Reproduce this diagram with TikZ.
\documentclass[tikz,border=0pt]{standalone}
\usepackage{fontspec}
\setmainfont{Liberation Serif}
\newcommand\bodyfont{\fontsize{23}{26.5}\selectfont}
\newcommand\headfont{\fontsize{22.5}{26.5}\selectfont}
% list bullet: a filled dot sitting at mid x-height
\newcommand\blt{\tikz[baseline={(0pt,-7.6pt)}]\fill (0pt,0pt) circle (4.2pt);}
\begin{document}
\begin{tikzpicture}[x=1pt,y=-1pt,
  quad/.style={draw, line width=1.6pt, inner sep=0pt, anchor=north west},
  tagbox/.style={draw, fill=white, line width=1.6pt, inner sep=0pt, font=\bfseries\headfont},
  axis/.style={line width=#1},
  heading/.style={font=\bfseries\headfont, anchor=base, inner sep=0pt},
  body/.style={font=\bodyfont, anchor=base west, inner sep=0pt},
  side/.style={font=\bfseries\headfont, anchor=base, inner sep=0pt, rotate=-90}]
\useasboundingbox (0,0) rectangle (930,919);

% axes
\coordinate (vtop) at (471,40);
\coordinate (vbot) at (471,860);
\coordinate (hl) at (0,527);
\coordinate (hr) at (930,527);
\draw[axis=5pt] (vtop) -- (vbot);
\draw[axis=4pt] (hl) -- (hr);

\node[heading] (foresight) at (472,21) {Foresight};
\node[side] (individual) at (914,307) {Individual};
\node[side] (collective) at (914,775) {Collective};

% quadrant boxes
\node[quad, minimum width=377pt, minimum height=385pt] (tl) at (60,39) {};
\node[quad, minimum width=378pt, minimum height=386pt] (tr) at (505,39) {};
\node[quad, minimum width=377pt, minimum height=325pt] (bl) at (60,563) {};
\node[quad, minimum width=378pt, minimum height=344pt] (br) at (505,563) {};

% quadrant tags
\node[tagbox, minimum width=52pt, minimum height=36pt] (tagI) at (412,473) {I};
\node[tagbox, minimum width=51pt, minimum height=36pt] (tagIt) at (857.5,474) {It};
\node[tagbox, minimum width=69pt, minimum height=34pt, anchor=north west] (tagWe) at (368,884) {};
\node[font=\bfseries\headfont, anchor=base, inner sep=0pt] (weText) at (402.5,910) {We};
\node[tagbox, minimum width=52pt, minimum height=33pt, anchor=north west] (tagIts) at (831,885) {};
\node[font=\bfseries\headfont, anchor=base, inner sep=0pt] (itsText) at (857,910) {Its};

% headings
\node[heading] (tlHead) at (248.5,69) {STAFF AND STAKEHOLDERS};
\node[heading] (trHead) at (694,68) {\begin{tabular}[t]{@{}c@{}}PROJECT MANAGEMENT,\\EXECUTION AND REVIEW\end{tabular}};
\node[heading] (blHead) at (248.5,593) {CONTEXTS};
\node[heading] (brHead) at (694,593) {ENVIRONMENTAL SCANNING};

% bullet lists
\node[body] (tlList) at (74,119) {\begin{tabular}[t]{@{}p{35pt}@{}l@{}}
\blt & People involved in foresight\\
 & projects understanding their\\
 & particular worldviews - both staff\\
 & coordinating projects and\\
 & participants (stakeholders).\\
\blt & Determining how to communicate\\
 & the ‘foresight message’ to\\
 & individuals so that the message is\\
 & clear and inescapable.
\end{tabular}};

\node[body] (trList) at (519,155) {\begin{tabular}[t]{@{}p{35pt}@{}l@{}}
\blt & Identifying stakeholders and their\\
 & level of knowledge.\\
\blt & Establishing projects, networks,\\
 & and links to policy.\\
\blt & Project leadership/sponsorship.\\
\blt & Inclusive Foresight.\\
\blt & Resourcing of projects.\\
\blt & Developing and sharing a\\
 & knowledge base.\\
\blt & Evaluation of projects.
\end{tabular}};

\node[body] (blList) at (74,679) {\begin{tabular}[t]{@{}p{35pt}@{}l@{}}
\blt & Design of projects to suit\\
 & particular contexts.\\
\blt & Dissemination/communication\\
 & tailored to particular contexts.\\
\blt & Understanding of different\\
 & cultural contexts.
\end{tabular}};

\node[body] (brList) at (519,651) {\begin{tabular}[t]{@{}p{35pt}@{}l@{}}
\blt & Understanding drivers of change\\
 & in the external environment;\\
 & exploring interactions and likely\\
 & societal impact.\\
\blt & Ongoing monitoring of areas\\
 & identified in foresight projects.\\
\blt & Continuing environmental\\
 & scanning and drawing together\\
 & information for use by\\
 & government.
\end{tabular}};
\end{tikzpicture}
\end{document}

......

Looking at the material above, please copy exactly every line from its first line through the line containing "inner sep=0pt] (itsText)", with both ends included and nothing else.

Reproduce this diagram with TikZ.
\documentclass[tikz,border=0pt]{standalone}
\usepackage{fontspec}
\setmainfont{Liberation Serif}
\newcommand\bodyfont{\fontsize{23}{26.5}\selectfont}
\newcommand\headfont{\fontsize{22.5}{26.5}\selectfont}
% list bullet: a filled dot sitting at mid x-height
\newcommand\blt{\tikz[baseline={(0pt,-7.6pt)}]\fill (0pt,0pt) circle (4.2pt);}
\begin{document}
\begin{tikzpicture}[x=1pt,y=-1pt,
  quad/.style={draw, line width=1.6pt, inner sep=0pt, anchor=north west},
  tagbox/.style={draw, fill=white, line width=1.6pt, inner sep=0pt, font=\bfseries\headfont},
  axis/.style={line width=#1},
  heading/.style={font=\bfseries\headfont, anchor=base, inner sep=0pt},
  body/.style={font=\bodyfont, anchor=base west, inner sep=0pt},
  side/.style={font=\bfseries\headfont, anchor=base, inner sep=0pt, rotate=-90}]
\useasboundingbox (0,0) rectangle (930,919);

% axes
\coordinate (vtop) at (471,40);
\coordinate (vbot) at (471,860);
\coordinate (hl) at (0,527);
\coordinate (hr) at (930,527);
\draw[axis=5pt] (vtop) -- (vbot);
\draw[axis=4pt] (hl) -- (hr);

\node[heading] (foresight) at (472,21) {Foresight};
\node[side] (individual) at (914,307) {Individual};
\node[side] (collective) at (914,775) {Collective};

% quadrant boxes
\node[quad, minimum width=377pt, minimum height=385pt] (tl) at (60,39) {};
\node[quad, minimum width=378pt, minimum height=386pt] (tr) at (505,39) {};
\node[quad, minimum width=377pt, minimum height=325pt] (bl) at (60,563) {};
\node[quad, minimum width=378pt, minimum height=344pt] (br) at (505,563) {};

% quadrant tags
\node[tagbox, minimum width=52pt, minimum height=36pt] (tagI) at (412,473) {I};
\node[tagbox, minimum width=51pt, minimum height=36pt] (tagIt) at (857.5,474) {It};
\node[tagbox, minimum width=69pt, minimum height=34pt, anchor=north west] (tagWe) at (368,884) {};
\node[font=\bfseries\headfont, anchor=base, inner sep=0pt] (weText) at (402.5,910) {We};
\node[tagbox, minimum width=52pt, minimum height=33pt, anchor=north west] (tagIts) at (831,885) {};
\node[font=\bfseries\headfont, anchor=base, inner sep=0pt] (itsText) at (857,910) {Its};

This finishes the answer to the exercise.